International guidelines for treating tuberculosis are due for specific improvements, according to two research papers published this week in the open access journal PLoS Medicine.
Public health programs in many countries adhere to World Health Organization (WHO) guidelines as the authoritative recommendations for treating tuberculosis (TB). But do these guidelines reflect the best available evidence? To answer this question, Dick Menzies of McGill University in Montreal and colleagues reviewed all available results from trials of currently recommended treatment regimens, first for initial treatment of TB, and then for individuals who had been previously treated without being cured, or had infections that were resistant to isoniazid, one of the main first-line anti-TB drugs.
In the first study, the researchers identified and analyzed 57 randomized, controlled clinical trials including more than 20,000 participants treated for TB. They found that regimens utilizing the drug rifampin for only the first 2 months, which have been recommended in 24 countries with high rates of TB infection, had significantly higher rates of failure, relapse, and acquired drug resistance compared with regimens that used rifampin for at least 6 months.

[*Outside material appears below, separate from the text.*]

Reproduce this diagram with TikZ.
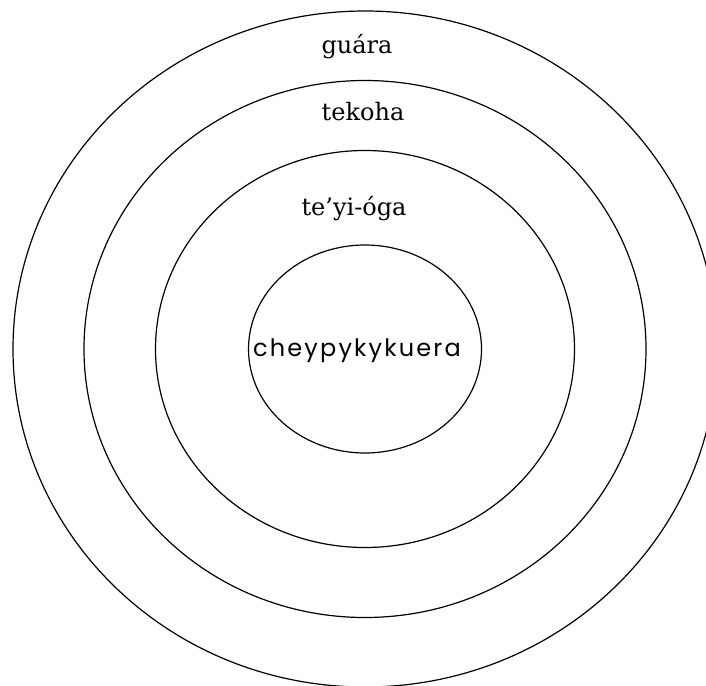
\documentclass[tikz,border=0pt]{standalone}
\usepackage{fontspec}
\setmainfont{DejaVu Serif}
\newfontfamily\coresans[LetterSpace=9]{Poppins}

\begin{document}
\begin{tikzpicture}[x=1pt, y=-1pt,
	ring/.style={draw=black, line width=1.2pt},
	zone/.style={anchor=base, inner sep=0pt, font=\fontsize{24}{27}\selectfont}]
	\useasboundingbox (0,0) rectangle (706,685);
	\clip (0,0) rectangle (706,685);
	\coordinate (c) at (365,349);
	% four rings, outer to inner
	\foreach \rx/\ry in {352/338, 281/268.5, 209.5/198.5, 116.5/104}
		\draw[ring] (c) ellipse [x radius=\rx pt, y radius=\ry pt];
	\node[zone] (guara) at (357,53) {guára};
	\node[zone] (tekoha) at (363,120) {tekoha};
	\node[zone] (teyioga) at (354,215) {te’yi-óga};
	\node[anchor=base, inner sep=0pt, font=\coresans\fontsize{24}{27}\selectfont] (core) at (357,356) {cheypykykuera};
\end{tikzpicture}
\end{document}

The second study analyzed trials of TB treatment in previously treated individuals, or those with isoniazid-resistant infection. The researchers found no randomized trials comparing the currently recommended WHO retreatment regimen against other approaches. In non-comparative (cohort) studies, failure rates were generally low if participants were infected with strains that were sensitive to all antibiotics in the regimen. However, in studies in which participants were infected with a strain of Mycobacterium tuberculosis resistant to one or more drugs, failure rates ranged from 9% to 45%.
The researchers also analyzed the combined results of 33 trials that investigated the effect of various regimens on almost 2,000 patients (some receiving their first treatment for TB, others being retreated) with resistance to isoniazid alone. This meta-analysis found lower relapse, failure and acquired drug resistance rates to be associated with longer duration of rifampin treatment, daily therapy early in treatment, inclusion of the drug streptomycin, and regimens that included a greater number of drugs to which the patient's TB infection was sensitive.
Taken together, these findings will inform upcoming revisions of the WHO TB treatment guidelines, and identify an important need for clinical trials to evaluate dosing schedules, detection and management of isoniazid resistance, and the optimal duration of treatment to prevent relapse, as well as more effective approaches to retreatment of tuberculosis.